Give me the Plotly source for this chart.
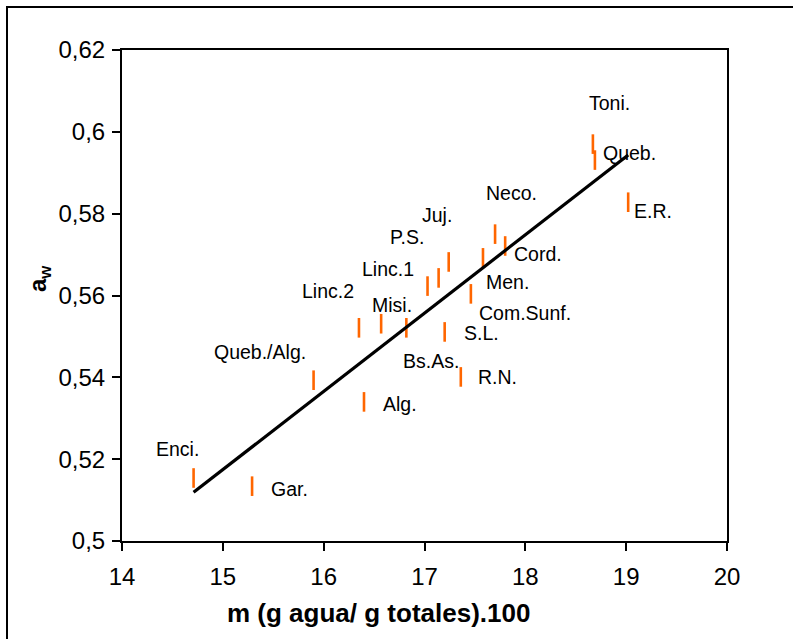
import numpy as np
import plotly.graph_objects as go

# Samples: moisture content m (g water / g total * 100) and water activity aw
muestras = ["Enci.", "Gar.", "Queb./Alg.", "Alg.", "Linc.2", "Misi.", "Bs.As.",
            "S.L.", "R.N.", "Linc.1", "P.S.", "Juj.", "Neco.", "Cord.", "Men.",
            "Com.Sunf.", "Toni.", "Queb.", "E.R."]
humedad = [14.71, 15.29, 15.90, 16.40, 16.35, 16.57, 16.82,
           17.20, 17.36, 17.03, 17.14, 17.24, 17.70, 17.80, 17.58,
           17.46, 18.67, 18.69, 19.02]
aw = [0.5154, 0.5134, 0.5393, 0.5340, 0.5521, 0.5531, 0.5521,
      0.5511, 0.5401, 0.5623, 0.5643, 0.5682, 0.5750, 0.5721, 0.5692,
      0.5604, 0.5970, 0.5931, 0.5828]

x_ticks = [14, 15, 16, 17, 18, 19, 20]
y_ticks = [0.50, 0.52, 0.54, 0.56, 0.58, 0.60, 0.62]
y_ticktext = ["0,5", "0,52", "0,54", "0,56", "0,58", "0,6", "0,62"]

x_title = "<b>m (g agua/ g totales).100</b>"
y_title = "<b>a<sub>w</sub></b>"

# Label placement relative to each marker (pixels: right, down)
label_offsets = [(-16, -29), (37, 3), (-54, -28), (36, 2), (-31, -37), (11, -19),
                 (25, 33), (37, 1), (37, 0), (-40, -17), (-32, -41), (-12, -47),
                 (16, -41), (33, 8), (25, 24), (54, 19), (17, -41), (35, -7),
                 (25, 9)]

# Least-squares trend line over the sampled range
pendiente, ordenada = np.polyfit(humedad, aw, 1)
x_fit = np.array([min(humedad), max(humedad)])
y_fit = pendiente * x_fit + ordenada

W, H = 793, 639
L, R, T, B = 122, 66, 50, 98
FONT = "Liberation Sans, Arial, sans-serif"
pw, ph = W - L - R, H - T - B


def px_to_paper(px, py):
    return (px - L) / pw, (H - B - py) / ph


fig = go.Figure()
fig.add_trace(go.Scatter(
    x=humedad, y=aw, mode="markers",
    marker=dict(symbol="line-ns", size=14, color="#FF6600",
                line=dict(color="#FF6600", width=2.6)),
    showlegend=False, hoverinfo="skip"))
fig.add_trace(go.Scatter(
    x=x_fit, y=y_fit, mode="lines",
    line=dict(color="black", width=3.2),
    showlegend=False, hoverinfo="skip"))

for name, xv, yv, (dx, dy) in zip(muestras, humedad, aw, label_offsets):
    fig.add_annotation(x=xv, y=yv, text=name, showarrow=False,
                       xshift=dx, yshift=-dy,
                       font=dict(family=FONT, size=19.5, color="black"))

# Axis titles placed as free text
tx, ty = px_to_paper(378, 613)
fig.add_annotation(xref="paper", yref="paper", x=tx, y=ty, text=x_title,
                   showarrow=False, xanchor="center", yanchor="middle",
                   font=dict(family=FONT, size=26, color="black"))
tx, ty = px_to_paper(39, 279)
fig.add_annotation(xref="paper", yref="paper", x=tx, y=ty, text=y_title,
                   showarrow=False, textangle=-90, xanchor="center",
                   yanchor="middle",
                   font=dict(family=FONT, size=24, color="black"))

# Outer chart frame (extends past the right and bottom page edges)
x0, y1 = px_to_paper(7, 7)
x1, y0 = px_to_paper(W + 10, H + 10)
fig.add_shape(type="rect", xref="paper", yref="paper",
              x0=x0, x1=x1, y0=y0, y1=y1,
              line=dict(color="black", width=2), layer="below")

axis_common = dict(showgrid=False, zeroline=False, showline=True,
                   linecolor="black", linewidth=2, mirror=True,
                   ticks="outside", ticklen=8, tickwidth=2, tickcolor="black",
                   tickfont=dict(family=FONT, size=24, color="black"))

fig.update_xaxes(range=[14, 20], tickvals=x_ticks, ticklabelstandoff=5,
                 **axis_common)
fig.update_yaxes(range=[0.5, 0.62], tickvals=y_ticks, ticktext=y_ticktext,
                 ticklabelstandoff=2, **axis_common)

fig.update_layout(width=W, height=H, margin=dict(l=L, r=R, t=T, b=B),
                  paper_bgcolor="white", plot_bgcolor="white")

fig.write_html("out.html")
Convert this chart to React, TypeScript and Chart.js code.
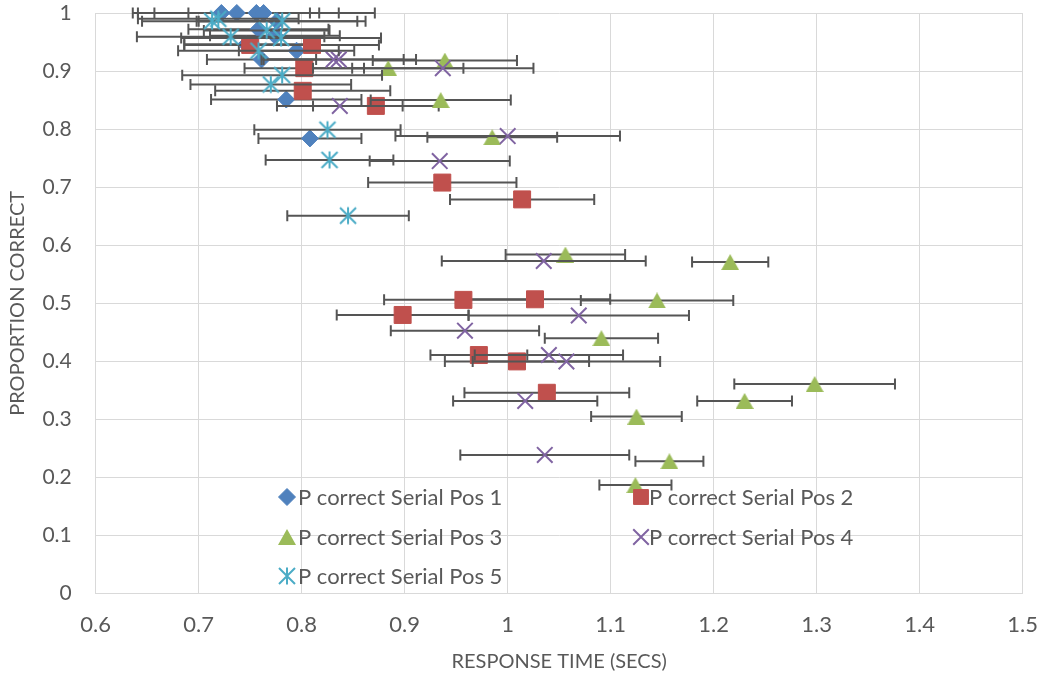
import React, { useEffect, useRef } from "react";
import { Chart, registerables } from "chart.js";
import { drawPoint } from "chart.js/helpers";

Chart.register(...registerables);

// ---------- DATA ----------
const seriesNames = [
  "P correct Serial Pos 1",
  "P correct Serial Pos 2",
  "P correct Serial Pos 3",
  "P correct Serial Pos 4",
  "P correct Serial Pos 5",
];

const pos1RT = [0.722, 0.737, 0.756, 0.763, 0.776, 0.758, 0.774, 0.746, 0.795, 0.761, 0.785, 0.808];
const pos1P = [1.0, 1.0, 1.0, 1.0, 0.986, 0.972, 0.961, 0.946, 0.935, 0.92, 0.851, 0.784];
const pos1Err = [0.086, 0.08, 0.115, 0.073, 0.078, 0.068, 0.063, 0.06, 0.056, 0.053, 0.073, 0.05];

const pos2RT = [0.75, 0.81, 0.8025, 0.801, 0.872, 0.9365, 1.014, 0.957, 1.0265, 0.898, 0.972, 1.009, 1.038];
const pos2P = [0.945, 0.945, 0.905, 0.866, 0.84, 0.708, 0.679, 0.506, 0.507, 0.48, 0.411, 0.4, 0.346];
const pos2Err = [0.064, 0.065, 0.058, 0.085, 0.061, 0.072, 0.07, 0.077, 0.073, 0.064, 0.047, 0.07, 0.08];

const pos3RT = [0.939, 0.884, 0.935, 0.985, 1.056, 1.216, 1.145, 1.091, 1.298, 1.23, 1.125, 1.157, 1.124];
const pos3P = [0.918, 0.905, 0.85, 0.786, 0.584, 0.571, 0.505, 0.44, 0.361, 0.332, 0.305, 0.228, 0.187];
const pos3Err = [0.07, 0.073, 0.068, 0.063, 0.058, 0.037, 0.074, 0.055, 0.078, 0.046, 0.044, 0.033, 0.035];

const pos4RT = [0.831, 0.836, 0.937, 0.837, 1.0, 0.934, 1.035, 1.069, 0.9585, 1.04, 1.057, 1.017, 1.036];
const pos4P = [0.92, 0.92, 0.905, 0.84, 0.788, 0.745, 0.573, 0.479, 0.453, 0.411, 0.4, 0.332, 0.239];
const pos4Err = [0.068, 0.075, 0.088, 0.061, 0.109, 0.068, 0.099, 0.107, 0.072, 0.072, 0.091, 0.07, 0.082];

const pos5RT = [0.713, 0.719, 0.781, 0.731, 0.766, 0.78, 0.758, 0.781, 0.77, 0.825, 0.827, 0.845];
const pos5P = [0.986, 0.99, 0.986, 0.959, 0.97, 0.957, 0.935, 0.893, 0.877, 0.799, 0.747, 0.651];
const pos5Err = [0.068, 0.078, 0.081, 0.091, 0.061, 0.097, 0.078, 0.097, 0.078, 0.071, 0.062, 0.059];

const xMin = 0.6;
const xMax = 1.5;
const yMin = 0;
const yMax = 1;
const tickStep = 0.1;

const xTitle = "RESPONSE TIME (SECS)";
const yTitle = "PROPORTION CORRECT";

// ---------- STYLE ----------
const COLORS = ["#4F81BD", "#C0504D", "#9BBB59", "#8064A2", "#4BACC6"];
const TEXT = "#595959";
const GRID = "#D9D9D9";
const ERR = "#555555";
const FONT = "Lato, 'Open Sans', sans-serif";

function makeTriangle(color: string) {
  const c = document.createElement("canvas");
  c.width = 18;
  c.height = 16;
  const g = c.getContext("2d")!;
  g.fillStyle = color;
  g.beginPath();
  g.moveTo(9, 0);
  g.lineTo(18, 16);
  g.lineTo(0, 16);
  g.closePath();
  g.fill();
  return c;
}

function makeAsterisk(color: string) {
  const c = document.createElement("canvas");
  c.width = 20;
  c.height = 20;
  const g = c.getContext("2d")!;
  g.strokeStyle = color;
  g.lineWidth = 2;
  g.beginPath();
  g.moveTo(10, 1.5);
  g.lineTo(10, 18.5);
  g.moveTo(2, 2);
  g.lineTo(18, 18);
  g.moveTo(18, 2);
  g.lineTo(2, 18);
  g.stroke();
  return c;
}

function toPoints(xs: number[], ys: number[]) {
  return xs.map((x, i) => ({ x, y: ys[i] }));
}

const fmt = (v: number | string) => String(+Number(v).toFixed(1));

export default function App() {
  const ref = useRef<HTMLCanvasElement | null>(null);

  useEffect(() => {
    if (!ref.current) return;
    const tri = makeTriangle(COLORS[2]);
    const ast = makeAsterisk(COLORS[4]);

    const errs = [pos1Err, pos2Err, pos3Err, pos4Err, pos5Err];

    const styles: any[] = [
      { pointStyle: "rectRot", radius: 8.5, borderWidth: 1 },
      { pointStyle: "rect", radius: 12, borderWidth: 1 },
      { pointStyle: tri, radius: 9, borderWidth: 0 },
      { pointStyle: "crossRot", radius: 11, borderWidth: 2 },
      { pointStyle: ast, radius: 9, borderWidth: 0 },
    ];

    const sets = [
      toPoints(pos1RT, pos1P),
      toPoints(pos2RT, pos2P),
      toPoints(pos3RT, pos3P),
      toPoints(pos4RT, pos4P),
      toPoints(pos5RT, pos5P),
    ];

    const errorBars = {
      id: "errorBars",
      beforeDatasetDraw(chart: any, args: any) {
        const i = args.index;
        const e = errs[i];
        const ds = chart.data.datasets[i];
        const xs = chart.scales.x;
        const ys = chart.scales.y;
        const ctx = chart.ctx;
        ctx.save();
        ctx.strokeStyle = ERR;
        ctx.lineWidth = 2;
        ds.data.forEach((p: any, k: number) => {
          const y = ys.getPixelForValue(p.y);
          const x1 = xs.getPixelForValue(p.x - e[k]);
          const x2 = xs.getPixelForValue(p.x + e[k]);
          ctx.beginPath();
          ctx.moveTo(x1, y);
          ctx.lineTo(x2, y);
          ctx.moveTo(x1, y - 5.5);
          ctx.lineTo(x1, y + 5.5);
          ctx.moveTo(x2, y - 5.5);
          ctx.lineTo(x2, y + 5.5);
          ctx.stroke();
        });
        ctx.restore();
      },
    };

    const legendPos = [
      { mx: 287, tx: 298, y: 497 },
      { mx: 641, tx: 649, y: 497 },
      { mx: 287, tx: 298, y: 537 },
      { mx: 641, tx: 649, y: 537 },
      { mx: 287, tx: 298, y: 576 },
    ];

    const insideLegend = {
      id: "insideLegend",
      afterDatasetsDraw(chart: any) {
        const ctx = chart.ctx;
        ctx.save();
        seriesNames.forEach((name, i) => {
          const p = legendPos[i];
          ctx.fillStyle = COLORS[i];
          ctx.strokeStyle = COLORS[i];
          ctx.lineWidth = styles[i].borderWidth || 1;
          const st = styles[i];
          drawPoint(ctx, {
            pointStyle: st.pointStyle,
            radius: i === 1 ? 10.5 : st.radius,
            rotation: 0,
            borderWidth: st.borderWidth,
          } as any, p.mx, p.y);
          ctx.fillStyle = TEXT;
          ctx.font = `22px ${FONT}`;
          ctx.textAlign = "left";
          ctx.textBaseline = "middle";
          ctx.fillText(name, p.tx, p.y + 1);
        });
        ctx.restore();
      },
    };

    const chart = new Chart(ref.current, {
      type: "scatter",
      data: {
        datasets: sets.map((d, i) => ({
          label: seriesNames[i],
          data: d,
          pointStyle: styles[i].pointStyle,
          pointRadius: styles[i].radius,
          pointBorderWidth: styles[i].borderWidth,
          backgroundColor: COLORS[i],
          borderColor: COLORS[i],
          showLine: false,
          clip: false as any,
          order: 5 - i,
        })),
      },
      options: {
        animation: false,
        responsive: false,
        maintainAspectRatio: false,
        layout: { padding: { top: 9.5, right: 21.3, bottom: 0, left: 0 } },
        plugins: {
          legend: { display: false },
          tooltip: { enabled: false },
        },
        scales: {
          x: {
            type: "linear",
            min: xMin,
            max: xMax,
            ticks: {
              stepSize: tickStep,
              callback: (v: any) => fmt(v),
              color: TEXT,
              font: { family: FONT, size: 22 },
              padding: 18,
              maxRotation: 0,
            },
            grid: { color: GRID, lineWidth: 1, drawTicks: false },
            border: { color: GRID },
            title: {
              display: true,
              text: xTitle,
              color: TEXT,
              font: { family: FONT, size: 20 },
              padding: { top: 0, bottom: 5 },
            },
            afterFit: (s: any) => {
              s.height = 85.3;
              s.paddingLeft = 0;
              s.paddingRight = 0;
            },
          },
          y: {
            type: "linear",
            min: yMin,
            max: yMax,
            ticks: {
              stepSize: tickStep,
              callback: (v: any) => fmt(v),
              color: TEXT,
              font: { family: FONT, size: 21 },
              padding: 24,
            },
            grid: { color: GRID, lineWidth: 1, drawTicks: false },
            border: { color: GRID },
            title: {
              display: true,
              text: yTitle,
              color: TEXT,
              font: { family: FONT, size: 20 },
              padding: { top: 6, bottom: 0 },
            },
            afterFit: (s: any) => {
              s.width = 95.7;
              s.paddingTop = 0;
              s.paddingBottom = 0;
            },
          },
        },
      },
      plugins: [errorBars, insideLegend],
    } as any);

    return () => chart.destroy();
  }, []);

  return (
    <div style={{ position: "fixed", left: 0, top: 0, width: 1044, height: 679, background: "#fff" }}>
      <canvas ref={ref} width={1044} height={679} style={{ width: 1044, height: 679, display: "block" }} />
    </div>
  );
}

#### INSTRUCTIONS TO FOLLOW:
Return the lines exactly as they stand, from the start of the entries through the line holding "import plotly.graph_objects as go"; omit the pictures.

#### OUTPUT FOR THIS EXERCISE:
Give me the Plotly source for this chart.
import numpy as np
import plotly.graph_objects as go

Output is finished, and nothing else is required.